RAW DATA:

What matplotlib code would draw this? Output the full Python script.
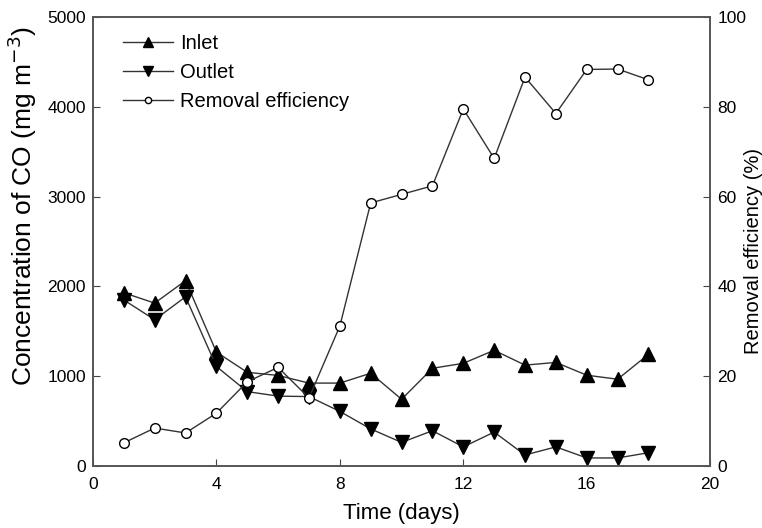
import matplotlib
matplotlib.use("Agg")
import matplotlib.pyplot as plt
from matplotlib.lines import Line2D

plt.rcParams['font.family'] = ['Liberation Sans', 'DejaVu Sans']

days = list(range(1, 19))
inlet = [1930, 1815, 2065, 1270, 1045, 1010, 925, 925, 1035, 745, 1090, 1145, 1290, 1125, 1155, 1013, 968, 1245]
outlet = [1850, 1630, 1885, 1110, 830, 780, 775, 610, 415, 265, 395, 215, 380, 125, 215, 92, 92, 150]
removal = [5.2, 8.5, 7.4, 11.8, 18.8, 22.0, 15.2, 31.2, 58.6, 60.5, 62.4, 79.5, 68.5, 86.6, 78.5, 88.3, 88.4, 86.0]

line_col = "#333333"

fig = plt.figure(figsize=(7.62, 5.28), dpi=100)
ax = fig.add_axes([0.122, 0.117, 0.810, 0.851])
ax2 = ax.twinx()

ax.plot(days, inlet, color=line_col, lw=1, marker="^", ms=10, mfc="black", mec="black")
ax.plot(days, outlet, color=line_col, lw=1, marker="v", ms=10, mfc="black", mec="black")
ax2.plot(days, removal, color=line_col, lw=1, marker="o", ms=7, mfc="white", mec="black")

ax.set_xlim(0, 20)
ax.set_ylim(0, 5000)
ax2.set_ylim(0, 100)
ax.set_xticks([0, 4, 8, 12, 16, 20])
ax.set_yticks([0, 1000, 2000, 3000, 4000, 5000])
ax2.set_yticks([0, 20, 40, 60, 80, 100])

for a in (ax, ax2):
    a.tick_params(direction="in", labelsize=12.5, length=5, color="#444444", pad=5)
    for s in a.spines.values():
        s.set_color("#555555")
        s.set_linewidth(1.2)
ax.tick_params(axis="x", pad=8)

ax.set_xlabel("Time (days)", fontsize=16, labelpad=8)
ax.set_ylabel("Concentration of CO (mg m$^{-3}$)", fontsize=19)
ax.yaxis.set_label_coords(-0.087, 0.58)
ax2.set_ylabel("Removal efficiency (%)", fontsize=14.5)
ax2.yaxis.set_label_coords(1.054, 0.48)

# legend proxies with the smaller legend markers
handles = [
    Line2D([], [], color=line_col, lw=1, marker="^", ms=7, mfc="black", mec="black"),
    Line2D([], [], color=line_col, lw=1, marker="v", ms=7, mfc="black", mec="black"),
    Line2D([], [], color=line_col, lw=1, marker="o", ms=4.5, mfc="white", mec="black"),
]
ax.legend(handles, ["Inlet", "Outlet", "Removal efficiency"], loc="upper left",
          frameon=False, fontsize=14.5, handlelength=2.5, handletextpad=0.35,
          labelspacing=0.5, bbox_to_anchor=(0.035, 0.98), borderaxespad=0)

fig.savefig("out.png", dpi=100)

SHORT PROBLEM: Give again, word for word, every line from the top of the data above to the line holding "plt.rcParams['font.family'] = ['Liberation", inclusive, with the pictures left out.

ANSWER TO THIS EXERCISE:
What matplotlib code would draw this? Output the full Python script.
import matplotlib
matplotlib.use("Agg")
import matplotlib.pyplot as plt
from matplotlib.lines import Line2D

plt.rcParams['font.family'] = ['Liberation Sans', 'DejaVu Sans']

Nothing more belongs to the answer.